Hamas has been shooting rockets into Israel for well over a decade, but its missiles can now strike much farther than border towns in southern Israel, which have previously borne the brunt of the group’s firepower. Long-range rockets have sent residents of Tel Aviv and Jerusalem running for cover this week, and the majority of Israel’s population centers is under threat.

Israel has avoided casualties thanks to early warning sirens, which signal residents to head for protective shelters, and Iron Dome, a missile defense system that intercepts rockets headed for populated areas. But the Palestinian death toll stands at more than 80, including more than a dozen children, several of whom were killed in the bombing of a house in southern Gaza on Tuesday. A spokesman for the Israeli military told The New York Times that a warning to evacuate had been issued prior to the attack.

Netanyahu ordered the IDF to expand the operation on Wednesday and the army has called up 40,000 reservists. Israeli leaders have discussed the possibility of an imminent ground invasion of Gaza.

If ground troops do invade, Protective Edge would expand beyond the scope of Pillar of Defense, an eight-day campaign fought entirely from the air. The operation would more closely resemble Cast Lead, a three-week war begun in December 2008 that involved an Israeli ground invasion and left 13 Israelis and 1,400 Palestinians dead.

According to experts, even a ground invasion would be unlikely to topple Hamas or end rocket fire for more than a couple of years.

Amir Rapaport, the editor of Israel Defense magazine, said Israel’s best hope for the long term would be an international presence capable of stopping Hamas’ import of weapons, but Rapaport said it was unlikely that Hamas would accept the idea.

“We want to get not just long-term quiet but also a mechanism that will deny Hamas and Islamic Jihad the ability to utilize the quiet to get more missiles,” Rapaport said. “I don’t know if that’s a goal that we’ll achieve.”

In addition to raising its status on the Palestinian street, Hamas hopes the rocket fire will compel Israel to ease economic restrictions on Gaza, said Gershon Baskin, the founder of a joint Israeli-Palestinian policy group and a former liaison in previous indirect negotiations between Israel and Hamas.

Baskin said Hamas also hopes the rockets will convince Israel to release the hundreds of Hamas operatives it arrested last month in its West Bank operation to rescue three kidnapped Israeli teens.

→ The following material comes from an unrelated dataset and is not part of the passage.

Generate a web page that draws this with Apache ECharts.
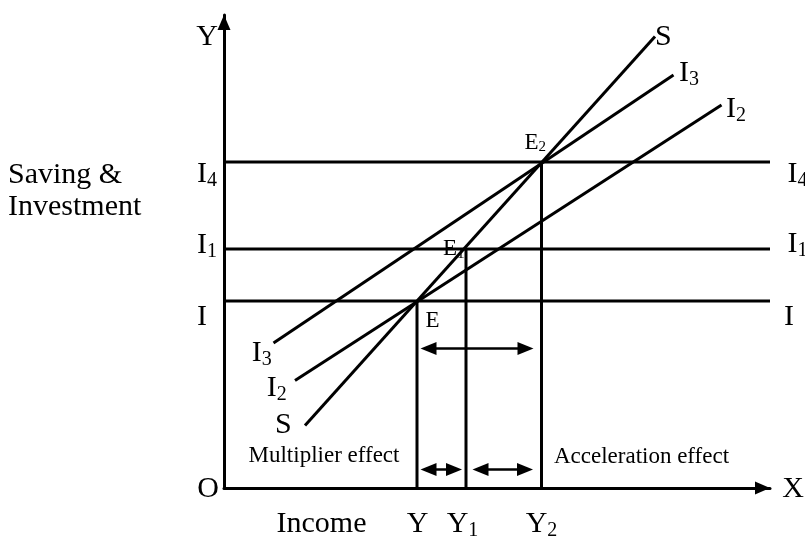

“The point of this operation was to bolster support for them in Gaza, the West Bank and the Arab world,” Baskin said. “From their perspective it’s too early to stop because they haven’t succeeded in doing any damage yet.”

It’s not only security experts that see Protective Edge as history repeating itself.

Shachar Liran-Hanan, a third-year student at Ben-Gurion University in Beersheba, lived in the embattled southern city during Pillar of Defense and grew up in a small town in Israel’s North, where she remembers running for cover during Israel’s 2006 war in Lebanon.

Joking that she always chooses the tensest places to live, Liran-Hanan is using her experience coping with missiles to set up an impromptu center where students can engage in pro-Israel advocacy on social media.

“I feel that I have more experience and I deal with it easier, but new students don’t have that feeling,” she said. “We all want to get to calm, to a situation of peace. But in the meantime, we want to be strong and to help make this situation a little more tolerable.”